Интеллектуальная атмосфера 90-х годов очень отличалась от той, которая была в годы молодости моего отца; в некоторых отношениях она была лучше, в некоторых хуже. Способные молодые люди больше не входили в детали христианского вероучения; почти все они были агностиками и не интересовались ни дискуссиями по поводу божественного происхождения Христа, ни подробностями критики Библии.

Вспоминаю испытанное мною чувство презрения, когда я узнал, что в молодые годы Генри Сиджвик, желавший установить, существует ли бог, посчитал необходимым в качестве первого шага изучить семитские языки. Это показалось мне свидетельством недостаточно развитого чувства логической сообразности.

Но мне хотелось, как и большинству моих друзей, слушать метафизические доказательства «за» или «против» существования бога, бессмертия или свободы воли; и только после того, как я нашел новую логику, такие доказательства перестали казаться достойными внимания.

Неакадемические герои 90-х годов – Ибсен, Стриндберг, Ницше и (какое-то время) Оскар Уайльд – весьма отличались от героев предшествующего поколения.

Великие люди 60-х годов все были «добродетельными» людьми: они были терпеливы, старательны и одобряли какие-либо изменения только в том случае, если детальное и тщательное исследование убеждало их, что эти изменения в каком-то отношении необходимы. Они выступали за реформы, и в общем эти выступления были успешны, так что мир очень быстро улучшался. Но по характеру они не были мятежниками. Я не говорю, что не существовало великих мятежников: Маркс и Достоевский, если назвать только двоих, создали большую часть своих лучших работ в 60-е годы. Но они были тогда почти неизвестны в образованной среде, и их влияние относится к гораздо более позднему времени.

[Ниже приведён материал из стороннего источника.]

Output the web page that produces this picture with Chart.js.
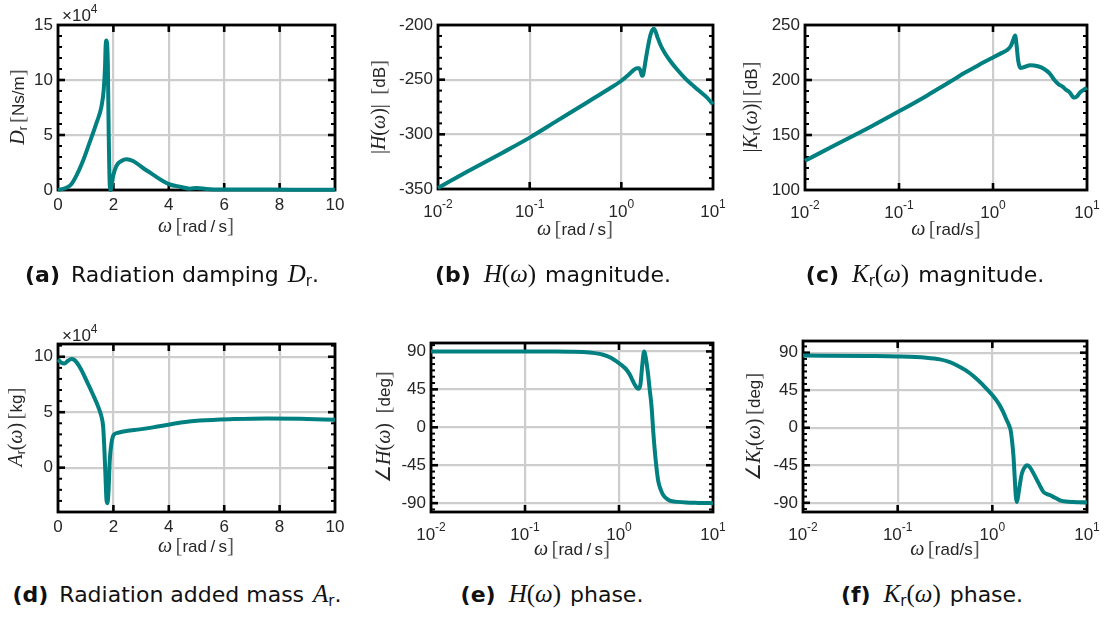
<!DOCTYPE html>
<html>
<head>
<meta charset="utf-8">
<script src="https://cdn.jsdelivr.net/npm/chart.js@4.4.0/dist/chart.umd.min.js"></script>
<style>
body { margin: 0; background: #fff; }
#fig { position: relative; width: 1109px; height: 617px; overflow: hidden; background: #fff;
       font-family: 'Liberation Sans', Arial, sans-serif; color: #262626; }
.pan { position: absolute; }
.t { position: absolute; white-space: nowrap; font-size: 17px; line-height: 1; }
.xt { transform: translateX(-50%); }
.yt { transform: translate(-50%, -50%) rotate(-90deg); }
.m { font-family: 'Liberation Serif', serif; font-style: italic; font-size: 20px; }
.p { font-family: 'Liberation Serif', serif; font-size: 20px; }
.br { font-family: 'Liberation Serif', serif; font-size: 21px; color: #555; }
.s { font-size: 12px; position: relative; top: 3px; }
.e { font-size: 12px; position: relative; top: -8px; }
.cap { position: absolute; white-space: nowrap; font-family: 'DejaVu Sans', sans-serif; font-size: 22px;
       color: #111; transform: translateX(-50%); line-height: 1; }
.cap b { margin-right: 4px; }
.cap .m { font-size: 25px; }
.cap .p { font-size: 25px; }
.cap .s { font-size: 15px; top: 4px; }
.cap .g { display: inline-block; width: 9px; }
</style>
</head>
<body>
<div id="fig">
  <div class="t" style="left:62px;top:7px">×10<span class="e">4</span></div>
  <div class="t" style="left:62px;top:327px">×10<span class="e">4</span></div>

  <div class="t yt" style="left:17px;top:107px"><span class="m">D</span><span class="s">r</span>&thinsp;<span class="br">[</span>Ns/m<span class="br">]</span></div>
  <div class="t yt" style="left:378px;top:107px"><span class="p">|</span><span class="m">H</span><span class="p">(</span><span class="m">ω</span><span class="p">)|</span>&nbsp; <span class="br">[</span>dB<span class="br">]</span></div>
  <div class="t yt" style="left:750px;top:107px"><span class="p">|</span><span class="m">K</span><span class="s">r</span><span class="p">(</span><span class="m">ω</span><span class="p">)|</span>&thinsp;<span class="br">[</span>dB<span class="br">]</span></div>
  <div class="t yt" style="left:15px;top:427px"><span class="m">A</span><span class="s">r</span><span class="p">(</span><span class="m">ω</span><span class="p">)</span>&thinsp;<span class="br">[</span>kg<span class="br">]</span></div>
  <div class="t yt" style="left:383px;top:427px"><span class="p">∠</span><span class="m">H</span><span class="p">(</span><span class="m">ω</span><span class="p">)</span>&nbsp; <span class="br">[</span>deg<span class="br">]</span></div>
  <div class="t yt" style="left:753px;top:427px"><span class="p">∠</span><span class="m">K</span><span class="s">r</span><span class="p">(</span><span class="m">ω</span><span class="p">)</span>&thinsp;<span class="br">[</span>deg<span class="br">]</span></div>

  <div class="t xt" style="left:196px;top:215px"><span class="m">ω</span>&thinsp;<span class="br">[</span>rad&thinsp;/&thinsp;s<span class="br">]</span></div>
  <div class="t xt" style="left:575px;top:218px"><span class="m">ω</span>&thinsp;<span class="br">[</span>rad&thinsp;/&thinsp;s<span class="br">]</span></div>
  <div class="t xt" style="left:946px;top:218px"><span class="m">ω</span>&thinsp;<span class="br">[</span>rad/s<span class="br">]</span></div>
  <div class="t xt" style="left:196px;top:535px"><span class="m">ω</span>&thinsp;<span class="br">[</span>rad&thinsp;/&thinsp;s<span class="br">]</span></div>
  <div class="t xt" style="left:572px;top:538px"><span class="m">ω</span>&thinsp;<span class="br">[</span>rad&thinsp;/&thinsp;s<span class="br">]</span></div>
  <div class="t xt" style="left:945px;top:538px"><span class="m">ω</span>&thinsp;<span class="br">[</span>rad/s<span class="br">]</span></div>

  <div class="cap" style="left:172px;top:261px"><b>(a)</b> Radiation damping<span class="g"></span><span class="m">D</span><span class="s">r</span>.</div>
  <div class="cap" style="left:553px;top:261px"><b>(b)</b><span class="g"></span><span class="m">H</span><span class="p">(</span><span class="m">ω</span><span class="p">)</span><span class="g"></span>magnitude.</div>
  <div class="cap" style="left:925px;top:261px"><b>(c)</b><span class="g"></span><span class="m">K</span><span class="s">r</span><span class="p">(</span><span class="m">ω</span><span class="p">)</span><span class="g"></span>magnitude.</div>
  <div class="cap" style="left:177px;top:581px"><b>(d)</b> Radiation added mass<span class="g"></span><span class="m">A</span><span class="s">r</span>.</div>
  <div class="cap" style="left:552px;top:581px"><b>(e)</b><span class="g"></span><span class="m">H</span><span class="p">(</span><span class="m">ω</span><span class="p">)</span><span class="g"></span>phase.</div>
  <div class="cap" style="left:932px;top:581px"><b>(f)</b><span class="g"></span><span class="m">K</span><span class="s">r</span><span class="p">(</span><span class="m">ω</span><span class="p">)</span><span class="g"></span>phase.</div>
</div>

<script>
// tick values
const linTicksX = [0, 2, 4, 6, 8, 10];
const decadeTicks = [0.01, 0.1, 1, 10];
const phaseTicks = [-90, -45, 0, 45, 90];

// (a) radiation damping, x10^4 Ns/m
const dampW = [0, 0.3, 0.48, 0.66, 0.9, 1.14, 1.39, 1.57, 1.65, 1.7, 1.72, 1.75, 1.8, 1.83, 1.87, 1.9,
  1.99, 2.11, 2.29, 2.47, 2.71, 3.07, 3.43, 3.8, 4.04, 4.4, 4.76, 5.0, 5.36, 5.84, 7, 8.5, 10];
const dampVal = [0, 0.21, 0.52, 1.28, 2.64, 4.3, 6.1, 7.6, 9.1, 11.3, 13.1, 13.6, 11.3, 5.2, 0.36, 0,
  1.27, 2.2, 2.64, 2.8, 2.64, 2.0, 1.4, 0.8, 0.5, 0.3, 0.12, 0.18, 0.1, 0.05, 0.04, 0.03, 0.03];

// (b) |H| in dB
const hMagW = [0.01, 0.02, 0.05, 0.1, 0.2, 0.3, 0.5, 0.7, 1.0, 1.2, 1.35, 1.48, 1.56, 1.62, 1.68, 1.72,
  1.78, 1.86, 1.96, 2.08, 2.18, 2.27, 2.36, 2.5, 2.7, 3.0, 3.5, 4, 5, 6, 7, 8.5, 10];
const hMagDb = [-349, -335, -317, -303, -287.5, -278.5, -267, -259.5, -251, -245.5, -241.5, -239.5,
  -239.5, -242, -246.5, -246, -240, -230, -219, -209, -204.5, -203.5, -206, -212, -219, -226, -234,
  -240, -249, -255, -260, -266, -272.5];

// (c) |Kr| in dB
const krMagW = [0.01, 0.02, 0.05, 0.1, 0.2, 0.3, 0.4, 0.5, 0.7, 1.0, 1.2, 1.4, 1.55, 1.65, 1.72, 1.78,
  1.85, 1.95, 2.1, 2.5, 3.0, 3.5, 4.0, 4.5, 5, 5.5, 6, 6.5, 7.3, 7.8, 8.5, 9.2, 10];
const krMagDb = [126.5, 140, 157.5, 171.5, 186, 195, 201.5, 206.5, 213.5, 220.5, 224, 227, 231, 237,
  240.5, 232, 218, 211, 211.5, 213.5, 212.5, 210, 206, 200, 196, 194, 191, 189, 184, 185, 189, 191, 193];

// (d) radiation added mass, x10^4 kg
const addedW = [0, 0.12, 0.24, 0.36, 0.48, 0.6, 0.78, 1.02, 1.27, 1.45, 1.57, 1.63, 1.67, 1.71, 1.75,
  1.78, 1.82, 1.87, 1.93, 2.01, 2.17, 2.47, 2.95, 3.43, 3.92, 4.52, 5.12, 6.33, 7.53, 8.73, 10];
const addedVal = [9.76, 9.46, 9.4, 9.64, 9.79, 9.7, 9.1, 7.9, 6.55, 5.5, 4.6, 3.7, 1.9, -0.5, -2.9,
  -3.2, -2.3, 0.7, 2.2, 2.95, 3.15, 3.3, 3.45, 3.63, 3.85, 4.1, 4.25, 4.38, 4.44, 4.41, 4.32];

// (e) phase of H in deg
const hPhaseW = [0.01, 0.1, 0.2, 0.3, 0.416, 0.55, 0.678, 0.82, 0.94, 1.07, 1.2, 1.3, 1.41, 1.5, 1.6,
  1.69, 1.77, 1.85, 1.93, 2.04, 2.12, 2.21, 2.34, 2.46, 2.61, 2.78, 2.94, 3.2, 3.47, 4.2, 5.2, 7, 10];
const hPhaseDeg = [90, 90, 89.8, 89.6, 89.2, 88, 86.1, 82.5, 78.2, 73.5, 68.4, 62.5, 54.6, 49, 45.6,
  50.7, 74.3, 90, 82, 62.5, 45, 27, -12.2, -39.7, -63.3, -74, -80, -84.5, -87, -88.5, -89.3, -89.7, -90];

// (f) phase of Kr in deg
const krPhaseW = [0.01, 0.05, 0.1, 0.2, 0.28, 0.35, 0.42, 0.52, 0.63, 0.8, 1.02, 1.18, 1.3, 1.42, 1.5,
  1.56, 1.62, 1.67, 1.72, 1.77, 1.81, 1.86, 1.93, 2.05, 2.18, 2.32, 2.48, 2.73, 3.1, 3.47, 4.1, 4.6,
  5.2, 6, 7.2, 10];
const krPhaseDeg = [86.5, 86, 85.5, 84, 82, 79, 75, 69, 62, 51, 38, 28, 19, 9, 3, -3, -17, -33, -58,
  -82, -89, -84, -72, -55, -48, -45, -47, -55, -67, -77, -81, -84, -87, -88.5, -89, -89.5];

const LINE = '#008080';
const GRID = '#cdcdcd';
const TICKFONT = { family: "'Liberation Sans', Arial, sans-serif", size: 17 };

// box, major ticks and minor ticks like the matlab axes
const framePlugin = {
  id: 'frame',
  beforeDatasetsDraw(chart, args, opts) {
    const { ctx, chartArea: a, scales } = chart;
    const seg = (x1, y1, x2, y2) => { ctx.beginPath(); ctx.moveTo(x1, y1); ctx.lineTo(x2, y2); ctx.stroke(); };
    ctx.save();
    ctx.strokeStyle = '#000';
    ctx.lineWidth = 2.6;
    scales.x.ticks.forEach(t => {
      if (t.value <= scales.x.min || t.value >= scales.x.max) return;
      const px = scales.x.getPixelForValue(t.value);
      seg(px, a.bottom, px, a.bottom - 7);
      seg(px, a.top, px, a.top + 7);
    });
    const yv = scales.y.ticks.map(t => t.value);
    yv.forEach(v => {
      if (v <= scales.y.min || v >= scales.y.max) return;
      const py = scales.y.getPixelForValue(v);
      seg(a.left, py, a.left + 7, py);
      seg(a.right, py, a.right - 7, py);
    });
    ctx.lineWidth = 2;
    const step = opts.minor;
    for (let v = Math.ceil(scales.y.min / step) * step; v < scales.y.max; v += step) {
      if (yv.some(m => Math.abs(m - v) < 1e-6) || v <= scales.y.min) continue;
      const py = scales.y.getPixelForValue(v);
      seg(a.left, py, a.left + 4, py);
      seg(a.right, py, a.right - 4, py);
    }
    ctx.lineWidth = 2.8;
    ctx.strokeRect(a.left, a.top, a.right - a.left, a.bottom - a.top);
    ctx.restore();
  }
};

// 10^n labels under logarithmic axes
const logLabelPlugin = {
  id: 'loglabels',
  afterDraw(chart) {
    const sx = chart.scales.x;
    if (sx.type !== 'logarithmic') return;
    const { ctx, chartArea: a } = chart;
    ctx.save();
    ctx.fillStyle = '#262626';
    ctx.textBaseline = 'alphabetic';
    ctx.textAlign = 'left';
    sx.ticks.forEach(t => {
      const ex = String(Math.round(Math.log10(t.value)));
      const px = sx.getPixelForValue(t.value);
      ctx.font = "17px 'Liberation Sans', Arial, sans-serif";
      const w1 = ctx.measureText('10').width;
      ctx.font = "12px 'Liberation Sans', Arial, sans-serif";
      const w2 = ctx.measureText(ex).width;
      const x0 = px - (w1 + w2) / 2;
      ctx.font = "17px 'Liberation Sans', Arial, sans-serif";
      ctx.fillText('10', x0, a.bottom + 28);
      ctx.font = "12px 'Liberation Sans', Arial, sans-serif";
      ctx.fillText(ex, x0 + w1, a.bottom + 19);
    });
    ctx.restore();
  }
};

function panel(L, T, R, B, xs, ys, xType, yMin, yMax, yTicks, minor) {
  const padL = 58, padT = 25, padR = 16, padB = 32;
  const holder = document.createElement('div');
  holder.className = 'pan';
  holder.style.left = (L - padL) + 'px';
  holder.style.top = (T - padT) + 'px';
  const cv = document.createElement('canvas');
  cv.width = R - L + padL + padR;
  cv.height = B - T + padT + padB;
  holder.appendChild(cv);
  document.getElementById('fig').prepend(holder);

  const xScale = xType === 'log'
    ? { type: 'logarithmic', min: 0.01, max: 10,
        afterBuildTicks: s => { s.ticks = decadeTicks.map(v => ({ value: v })); },
        ticks: { display: false } }
    : { type: 'linear', min: 0, max: 10,
        afterBuildTicks: s => { s.ticks = linTicksX.map(v => ({ value: v })); },
        ticks: { font: TICKFONT, color: '#262626', padding: 5, maxRotation: 0, autoSkip: false } };
  xScale.grid = { color: GRID, lineWidth: 2.2, drawTicks: false };
  xScale.border = { display: false };
  xScale.afterFit = s => { s.height = padB; };

  new Chart(cv, {
    type: 'line',
    data: {
      datasets: [{
        data: xs.map((x, i) => ({ x: x, y: ys[i] })),
        borderColor: LINE, borderWidth: 4, pointRadius: 0,
        cubicInterpolationMode: 'monotone', clip: 4
      }]
    },
    options: {
      responsive: false, animation: false, events: [],
      layout: { padding: { left: 0, top: padT, right: padR, bottom: 0 } },
      plugins: { legend: { display: false }, tooltip: { enabled: false }, frame: { minor: minor } },
      scales: {
        x: xScale,
        y: {
          type: 'linear', min: yMin, max: yMax,
          afterBuildTicks: s => { s.ticks = yTicks.map(v => ({ value: v })); },
          ticks: { font: TICKFONT, color: '#262626', padding: 5 },
          grid: { color: GRID, lineWidth: 2.2, drawTicks: false },
          border: { display: false },
          afterFit: s => { s.width = padL; }
        }
      }
    },
    plugins: [framePlugin, logLabelPlugin]
  });
}

panel(58, 25, 335, 190, dampW, dampVal, 'lin', 0, 15, [0, 5, 10, 15], 1);
panel(438, 25, 713, 189, hMagW, hMagDb, 'log', -350, -200, [-350, -300, -250, -200], 10);
panel(805, 25, 1087, 190, krMagW, krMagDb, 'log', 100, 250, [100, 150, 200, 250], 10);
panel(58, 344, 335, 512, addedW, addedVal, 'lin', -4, 11.15, [0, 5, 10], 1);
panel(431, 343, 713, 512, hPhaseW, hPhaseDeg, 'log', -100.5, 100, phaseTicks, 7.5);
panel(803, 341, 1087, 512, krPhaseW, krPhaseDeg, 'log', -101, 104, phaseTicks, 7.5);
</script>
</body>
</html>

Люди, которые внушали уважение в Англии 60-х годов – Дарвин, Хаксли, Ньюмен, авторы «Очерков и Обзоров» и так далее, – не вели, в сущности, войны против общества; они могли встречаться, как это было в «Метафизическом обществе», чтобы в изысканной манере обсудить вопрос, существует ли бог. В конце концов они разошлись во взглядах, и сэр Маунтстюарт Грант Дафф, когда его потом спросили, существует ли бог, ответил: «Да, существует. В этом вопросе у нас был значительный перевес в голосах». В те годы демократия правила даже небесами.

Но в 90-х годах молодые люди желали чего-нибудь более радикального и страстного, более смелого и менее вежливого. Импульс к разрушению и насилию, который охватил мир, зародился в литературе. Ибсен, Стриндберг и Ницше были сердитыми людьми – и не по тому или другому частному поводу, но вообще сердитыми. И поэтому каждый из них выработал воззрение на жизнь, которое оправдывало гнев. Молодые люди восхищались их страстью и находили в ней выход своим собственным чувствам протеста против родительской власти.

Утверждение свободы казалось достаточно благородным мотивом, чтобы оправдать насилие. Насилие, когда время пришло, появилось, однако свобода была утеряна где-то по ходу дела.